Prof.Dr.HC João Bosco Botelho
Durante muito tempo, no Ocidente, o mito foi equivocadamente compreendido como conjunto das linguagens oral e escrita reproduzindo a fábula. Ao contrário, em outras sociedades, compreendido como retrato de estória verdadeira, plena de significado religioso e simbólico, relacionada às proteções pessoal e coletiva em torno das divindades e da posse do território.
As teorizações de Xenófaneso (570‑528 a.C.), da escola eleata, precursor do pensamento em conceitos, investiu contra as representações míticas de Homero e Hesíodo, contribuindo para sedimentar a grande rachadura entre o mito e o logos.
As construções dos saberes, no Ocidente, nos séculos seguintes, influenciadas pela forte herança cultural grega, adotaram o logos como o oposto ao mito. O mito significando a antítese da realidade.
A atual tendência é a admissão acadêmica de não existir diferença pretendida entre logos e mito. As duas construções estariam interligadas e dependentes como estados alternados da mesma realidade.
É reconhecido por alguns historiadores que Carl Marx, em certas ocasiões, utilizou um dos grandes mitos da escatologia do mundo asiático‑mediterrâneo – o papel do justo sacrificado – entendido pelos marxistas na figura do proletariado, para justificar a mudança ontológica do mundo. Parece existir correlação entre os mitos em torno da posse da terra e a função soteriológica do proletariado, proposta por Marx e Engels. De certo modo incorporou parte da ideologia messiânica judaico‑cristã, simulando a luta do bem ‑ o comunismo ‑ atacando impiedosamente para desaparecer o mal ‑ o capitalismo ‑ da Terra.
Os diálogos entre os teóricos marxistas, na época da Terceira Internacional, e os filósofos historicistas, evidenciaram o quanto pesou na disputa para tornar exclusivo, na práxis, a objetividade do social pelos primeiros e a subjetividade, na produção das ideias pelos segundos.
Nos últimos vinte anos, as sociedades estão tendo a rara oportunidade de presenciar outro movimento da coesão social: o mal, antes simbolizado pelo comunismo, foi dicotomizado: o lado maléfico ‑ a droga ‑ e o benéfico ‑ o verde.
É fantástico como os ideólogos do capitalismo não só conseguiram desmontar o rigor da abordagem política do marxismo, como também deram aos desiludidos marxistas uma opção para continuar falando. Não é demais valorizar Paulo (1Cor 11, 19): “É preciso que haja até mesmo cisões entre vós, a fim de que se tornem manifestos entre vos aqueles que são comprovados.
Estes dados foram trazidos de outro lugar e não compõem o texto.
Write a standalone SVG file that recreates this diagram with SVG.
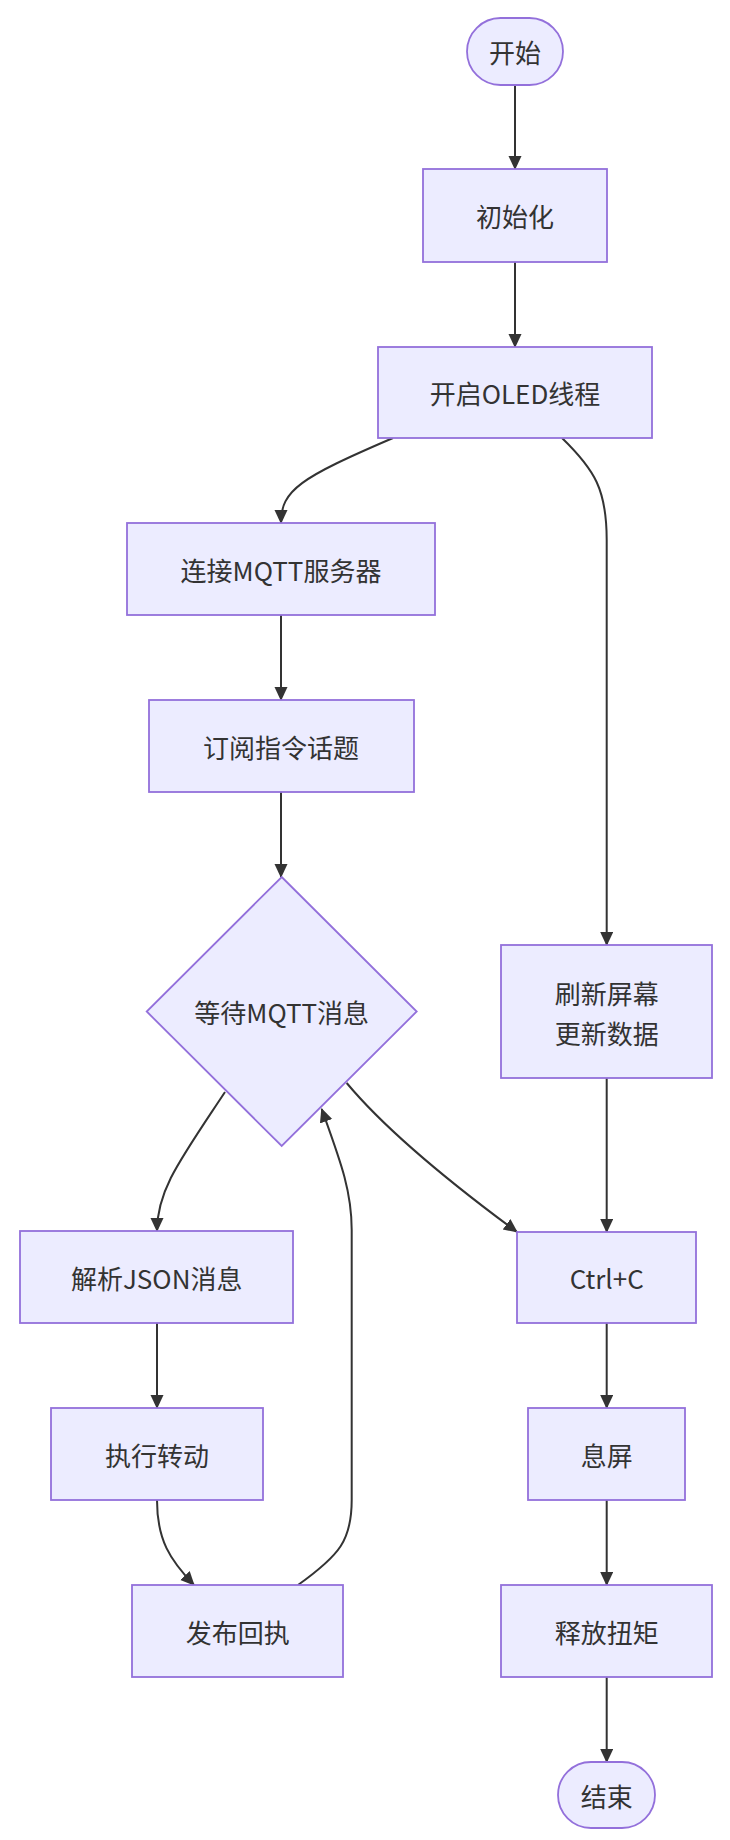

Durante pouco mais de cinco anos, para difundir a nova ideia pela grande mídia articulada, facilitando a assimilação do inevitável: a dissolução da URSS. A primeira meta das notícias que dominaram a mídia estava assentada na desmoralização do comunista‑inimigo, acentuando as contradições internas e externas insustentáveis.
A entrevista do diretor do FBI, durante a passagem por São Paulo, em 1991, foi muito interessante. De acordo com o policial, os comunistas deixaram de ser preocupação do governo americano do norte. A prioridade atual é o combate às drogas. O rápido e, até certo ponto, previsível, desastre social do desmonte da ordem comunista, impôs à ideologia dominante vencedora, o capitalismo transnacional, a necessidade de apressar o movimento mítico de coesão social em outra vertente: a droga substitui os comunistas e o arco-íris da vida garantida pelo capitalismo deve preservar o verde das florestas.